China’s One Party State is Adaptable, Meritocratic and Has Legitimacy

Map of China in colours of Chinese flag
By DrRandomFactor (Own work) [CC BY-SA 3.0], via Wikimedia Commons

The following clip was produced in 2013 but provides the most succinct and accurate insight into China’s one party state, in my opinion. The reality will surprise many people in the West who see their brand of democracy as the only mechanism by which modern society can function.

All human societies aspire to the ideology of linear progression leading to a utopian existence. In order to achieve those goals there is this perceived struggle between good and evil. In the early 20th century we had the struggle between socialism and capitalism whose advocate was Karl Marx. China bought into this philosophy which ultimately failed.

We then had the concept that humanity developed from traditional societies in groups into singular entities. They all wanted the vote, to produce dependable governments and attain that utopian dream. However, on this occasion, China did not buy into this dream, fool me once was their mantra.

China embarked on their own programme of reform and in the space of 30 years they lifted 650m out of poverty. In that period of time, 80% of the entire global elevation of people out of poverty came out of China. They went from being one of the poorest nations to become, now arguably the biggest economy in the world.

It should be noted that in that same 30 year period the democracies of the world contributed a mere fraction compared to a one party state in China which has no democratic elections.

The West perceives China’s political system as being “Operational rigid, Politically closed and Morally illegitimate”. In reality its three defining characteristics  are “Adaptability, Meritocracy and Legitimacy.”

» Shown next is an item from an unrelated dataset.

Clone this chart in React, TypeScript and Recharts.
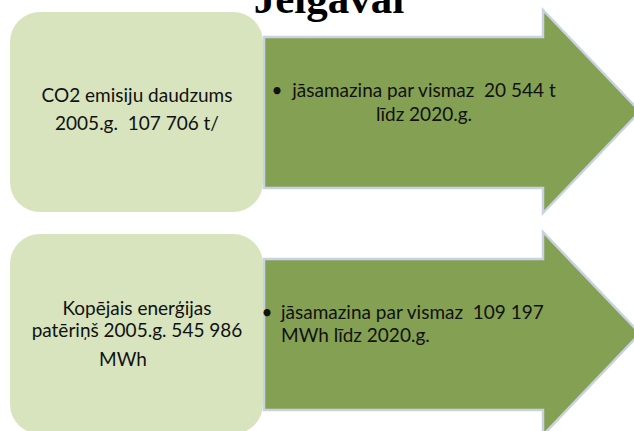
import { BarChart, Bar, XAxis, YAxis } from "recharts"

const title = "Jelgavai"
const rowIds = ["co2", "energy"]
const baseLines = [
  ["CO2 emisiju daudzums", "2005.g.  107 706 t/"],
  ["Kopējais enerģijas", "patēriņš 2005.g. 545 986", "MWh"],
]
const targetLines = [
  ["jāsamazina par vismaz  20 544 t", "līdz 2020.g."],
  ["jāsamazina par vismaz  109 197", "MWh līdz 2020.g."],
]

const data = rowIds.map((id, i) => ({ id, base: baseLines[i], target: targetLines[i] }))

// per-row text placement (offsets from the top of each row band)
const layout = [
  { boxY: [92, 120], boxX: [137, 137], arrowY: [87, 111], bulletX: 277, textX: 424, anchor: "middle" },
  { boxY: [83, 105, 134], boxX: [137, 137, 123], arrowY: [87, 110], bulletX: 267, textX: 281, anchor: "start" },
]

const FONT = "Lato, 'Open Sans', sans-serif"

function RowShape(props: any) {
  const { y, height, index, payload } = props
  const top = y
  const bottom = y + height
  const cy = top + height / 2
  const shaftX = 264
  const headX = 543
  const tipX = 640
  const shaftTop = top + 27
  const shaftBot = bottom - 25
  const L = layout[index]
  const arrow = `M${shaftX},${shaftTop} L${headX},${shaftTop} L${headX},${top} L${tipX},${cy} L${headX},${bottom} L${headX},${shaftBot} L${shaftX},${shaftBot} Z`
  return (
    <g>
      <path d={arrow} fill="#84a052" stroke="#c8d2e2" strokeWidth={2.5} strokeLinejoin="miter" />
      <rect x={10} y={top + 2} width={253} height={height - 3} rx={30} ry={30} fill="#d7e4bd" />
      {payload.base.map((t: string, k: number) => (
        <text key={k} x={L.boxX[k]} y={top + L.boxY[k]} textAnchor="middle" fontSize={19}
          fontFamily={FONT} fill="#111" style={{ whiteSpace: "pre" }}>{t}</text>
      ))}
      <text x={L.bulletX} y={top + L.arrowY[0]} textAnchor="middle" fontSize={19} fontFamily={FONT} fill="#111">•</text>
      {payload.target.map((t: string, k: number) => (
        <text key={k} x={L.textX} y={top + L.arrowY[k]} textAnchor={L.anchor} fontSize={19}
          fontFamily={FONT} fill="#111" style={{ whiteSpace: "pre" }}>{t}</text>
      ))}
    </g>
  )
}

export default function App() {
  return (
    <div style={{ position: "absolute", left: 0, top: 0, width: 634, height: 431, overflow: "hidden", background: "#fff" }}>
      <BarChart layout="vertical" width={634} height={444} data={data} barSize={203}
        margin={{ top: 0, right: 0, bottom: 0, left: 0 }}>
        <XAxis type="number" hide domain={[0, 1]} />
        <YAxis type="category" dataKey="id" hide />
        <Bar dataKey={() => 1} shape={RowShape} isAnimationActive={false} />
      </BarChart>
      <svg width={634} height={40} style={{ position: "absolute", left: 0, top: 0, pointerEvents: "none" }}>
        <text x={329} y={13} textAnchor="middle" fontSize={43} fontWeight="bold"
          fontFamily="'Liberation Serif', 'Times New Roman', serif" fill="#000">{title}</text>
      </svg>
    </div>
  )
}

It has proved to be the most adaptable nation in the world as witnessed by these major reforms

  • 1950 Radical Land Collectivisation
  • 1950 to 1960s Great Leap Forward
  • 1960s to 1970s  Farmland Quasi-Privatisation
  • 1970 Cultural Revolution
  • 1980 Deng’s market reforms
  • 1990 Jiang’s party opening

Political reform has been an extensive and an ongoing process for decades and China can be regarded as the worlds leading reformer in this regard. What may also surprise many is that China’s one party state is one of most meritocratic institutions in the world today, China’s highest political institution called the Politburo consists of 25 people, 80% of which, like today’s President and Premier are from ordinary backgrounds with no privilege. In the next tier of political structure there are 300 people and the proportion of those deemed privileged is even smaller.

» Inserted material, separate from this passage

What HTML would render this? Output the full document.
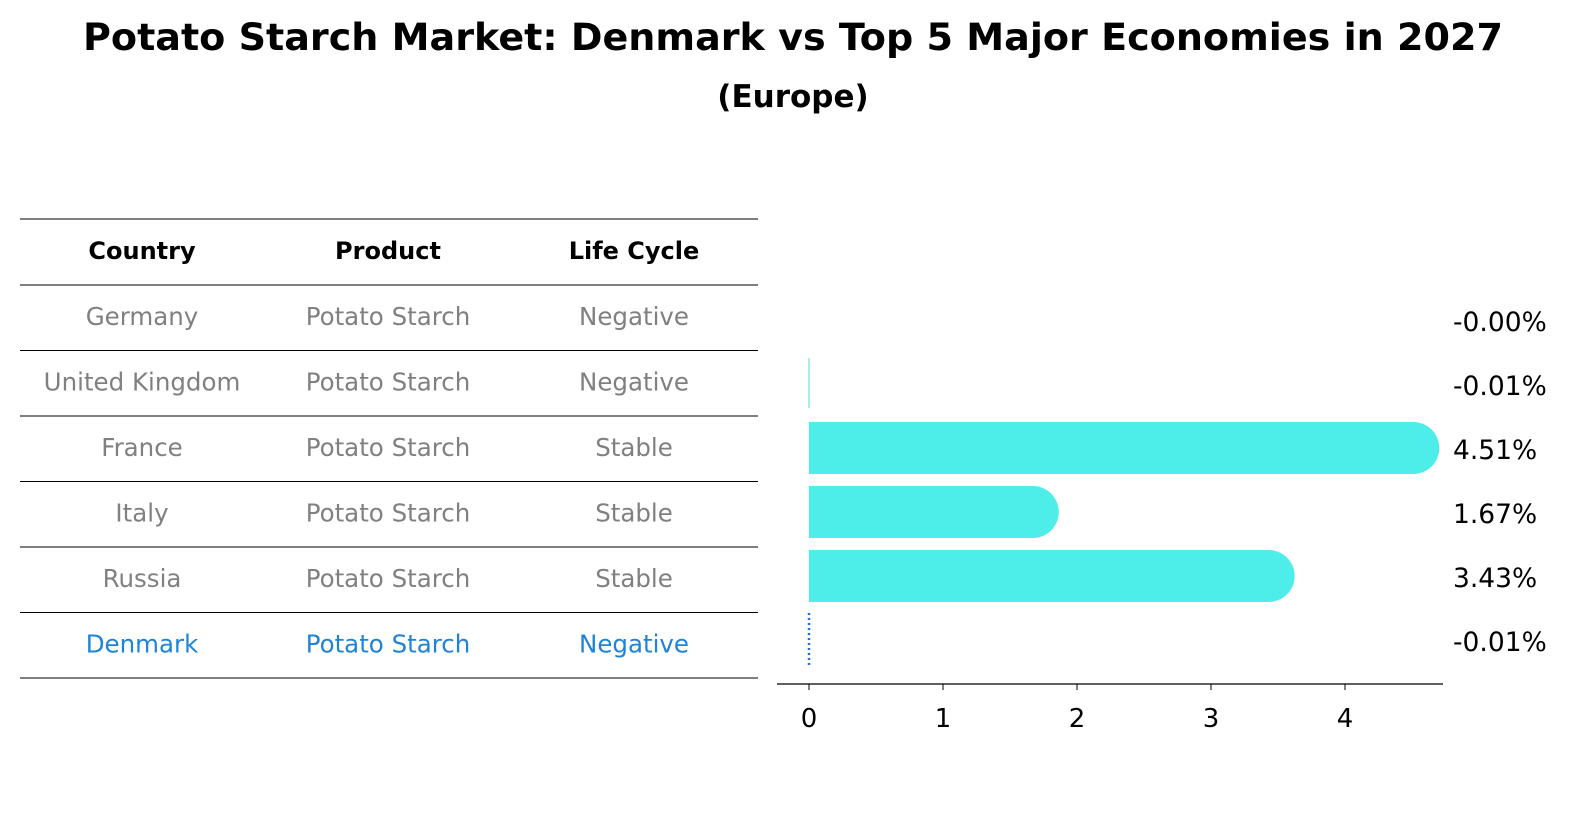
<!DOCTYPE html>
<html><head><meta charset="utf-8"><style>
html,body{margin:0;padding:0;background:#fff;overflow:hidden;width:1596px;height:823px;font-family:"Liberation Sans","DejaVu Sans",sans-serif;}
svg{display:block}
</style></head><body>
<svg id="c" width="1596" height="823" xmlns="http://www.w3.org/2000/svg">
<text x="793" y="50" text-anchor="middle" font-size="37" font-weight="bold" font-family="DejaVu Sans, Liberation Sans, sans-serif" textLength="1420" lengthAdjust="spacingAndGlyphs">Potato Starch Market: Denmark vs Top 5 Major Economies in 2027</text>
<text x="793" y="107" text-anchor="middle" font-size="31" font-weight="bold" font-family="DejaVu Sans, Liberation Sans, sans-serif">(Europe)</text>
<g id="tbl"></g>
<g id="bars"></g>
</svg>
<script>
const countries=["Germany","United Kingdom","France","Italy","Russia","Denmark"];
const products=["Potato Starch","Potato Starch","Potato Starch","Potato Starch","Potato Starch","Potato Starch"];
const lifecycle=["Negative","Negative","Stable","Stable","Stable","Negative"];
const values=[-0.001,-0.01,4.51,1.67,3.43,-0.01];
const valueLabels=["-0.00%","-0.01%","4.51%","1.67%","3.43%","-0.01%"];
const ticks=[0,1,2,3,4];
const NS="http://www.w3.org/2000/svg";
const F="DejaVu Sans, Liberation Sans, sans-serif";
function mk(t,a,p){const e=document.createElementNS(NS,t);for(const k in a)e.setAttribute(k,a[k]);p.appendChild(e);return e;}
const tbl=document.getElementById('tbl');
const rowY=i=>285+i*65.5;
const cols=[142,388,634];
for(let i=0;i<=7;i++){const y=i==0?219:rowY(i-1);
 const l=mk('line',{x1:20,x2:758,y1:y,y2:y,stroke:'#000','stroke-width':1},tbl);
 
 }
["Country","Product","Life Cycle"].forEach((h,j)=>{const t=mk('text',{x:cols[j],y:259,'text-anchor':'middle','font-size':24,'font-weight':'bold','font-family':F},tbl);t.textContent=h;
 
 });
countries.forEach((c,i)=>{const col=i==5?'#1f84d9':'#808080';
 [c,products[i],lifecycle[i]].forEach((v,j)=>{const t=mk('text',{x:cols[j],y:rowY(i)+40,'text-anchor':'middle','font-size':24.5,fill:col,'font-family':F},tbl);t.textContent=v;
 
 });});
const g=document.getElementById('bars');
const x0=809,sc=134,xs=v=>x0+v*sc;
const cy=i=>320+i*64;
const bh=52;
const ax=mk('line',{x1:777,x2:1443,y1:684,y2:684,stroke:'#000','stroke-width':1.2},g);


ticks.forEach(t=>{const l=mk('line',{x1:xs(t),x2:xs(t),y1:684,y2:690,stroke:'#000'},g);
 
 
 const tx=mk('text',{x:xs(t),y:727,'text-anchor':'middle','font-size':26,'font-family':F},g);tx.textContent=t;
 
 });
values.forEach((v,i)=>{const y=cy(i);
 if(i==5){const l=mk('line',{x1:x0,x2:x0,y1:y-27,y2:y+27,stroke:'#1f6fd9','stroke-width':2.5,'stroke-dasharray':'2,3'},g);
  
  }
 else if(v>0.05){const w=xs(v)-x0;
  const p=mk('path',{d:`M${x0},${y-bh/2} h${w} a${bh/2},${bh/2} 0 0 1 0,${bh} h${-w} z`,fill:'#4deeea'},g);
  
  }
 else if(Math.abs(v)>=0.005){const l=mk('line',{x1:x0,x2:x0,y1:y-26,y2:y+24,stroke:'#7fd8d6','stroke-width':1.2},g);
  
  }
 const t=mk('text',{x:1453,y:y+11,'font-size':26.5,'font-family':F},g);t.textContent=valueLabels[i];
 
 });
</script>
</body></html>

So how is this possible in a one party system?

China forms a highly integrated HR type model which encompasses all aspects of their employment sectors. They recruit entry-level people who have the opportunity to be promoted through the ranks in a tiered hierarchical system. In 2012, the structure looked like this.

  • Base level fuke, ke  = 900000 members
  • Next level fuchu, chu = 600000 members
  • Next level  fuju, ju (high officialdom) = 40000 members
  • Central Committee = 300 members

To get from the base level to the Central Committee takes two to three decades.  Patronage plays a small part but the overriding determining factor is meritocratic. The current Chinese President,  Xi Jinping took 30 year to reach the highest tier. He started out as village manager and by the time he entered the Politburo he managed a total population of 150m people with a GDP of 1.5 trillion dollars.

China’s people verify the legitimacy of this approach on a continual basis and their concerns are addressed. Compare this with our own values of Western democracy.

China recognises it has extensive social and economic problems, e.g. Pollution, Food Safety and Population Concerns. Politically it has corruption issues, in spite of its one party state system.

The presenter makes some valid predictions

  • China to become the largest economy in the world
  • China will make significant strides to curb corruption
  • Economic reform will accelerate
  • Political reform will continue
  • One party state will remain firm

We will leave this article with some quotes by the presenter

“ Meta narrative is the cancer that is killing democracy from the inside.”

“It is the claims of the western political elites, the hubris, which is at the heart of the West’s current ills”

“If they would spend just a little less time,  forcing themselves onto others and a little more time on political reform at home then democracy might just have a chance”

I completely agree with his closing remarks that communism and democracy as dogmatic univeralisms are now over. We need to embrace a new paradigm, from universality to plurality, as the presenter puts it.

Are we indeed ready to embrace that reality?